The best practice is if a page is gone, it should return a 404 header, no matter what page is actually served


That is what I understood to be the case. I have always used error statements in the .htaccess in the past and only stumbled across this missing 404 scenario by accident when trying to discover why a whole folder of deleted pages are still showing in the index. Common denominator.... none of the pages return a 404 status code so I'm guessing that is why the SE's are keeping the pages in the index.

lucy24

6:51 am on Nov 15, 2015 (gmt 0)

WebmasterWorld Senior Member 10+ Year Member Top Contributors Of The Month



none of the pages return a 404 status code

This is a pretty general issue with any CMS that works by sending all requests to /index.php and then assembling the page from databases. An ErrorDocument directive is meaningless because, as far as the server is concerned, everything is a 200: the request has been successfully handed off to the file "index.php", which exists.

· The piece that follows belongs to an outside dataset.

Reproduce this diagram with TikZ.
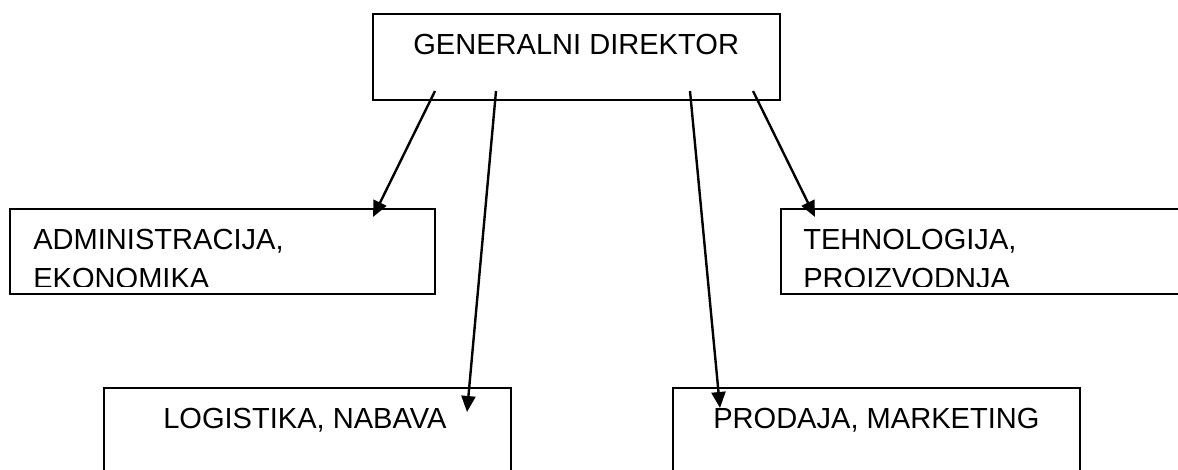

Now, if the CMS is capable of displaying a "not found" page, it should certainly be capable of sending out a 404 response to go with that page. (Note that the response the visitor receives is not necessarily the same as the response the server records internally. It took me a couple of years to wrap my brain around this fact.) I stress should be capable, which may not be the same as does in fact. Check the settings/preferences/options carefully.

a whole folder of deleted pages

Pages that used to exist are a whole nother issue. Whether CMS or hand-rolled HTML, the server doesn't know that the page used to be there. To convey this message you need to return an explicit 410. It's done in exactly the same way no matter how the site is constructed. Assuming Apache:
RewriteRule ^name-of-deleted-directory - [G]
before the part of your htaccess that is supplied by the CMS.

A further benefit to the explicit 410 is that google (specifically) will stop crawling a lot faster, because this response can only be returned intentionally: not "sorry, can't find it" but "it used to exist but I've removed it".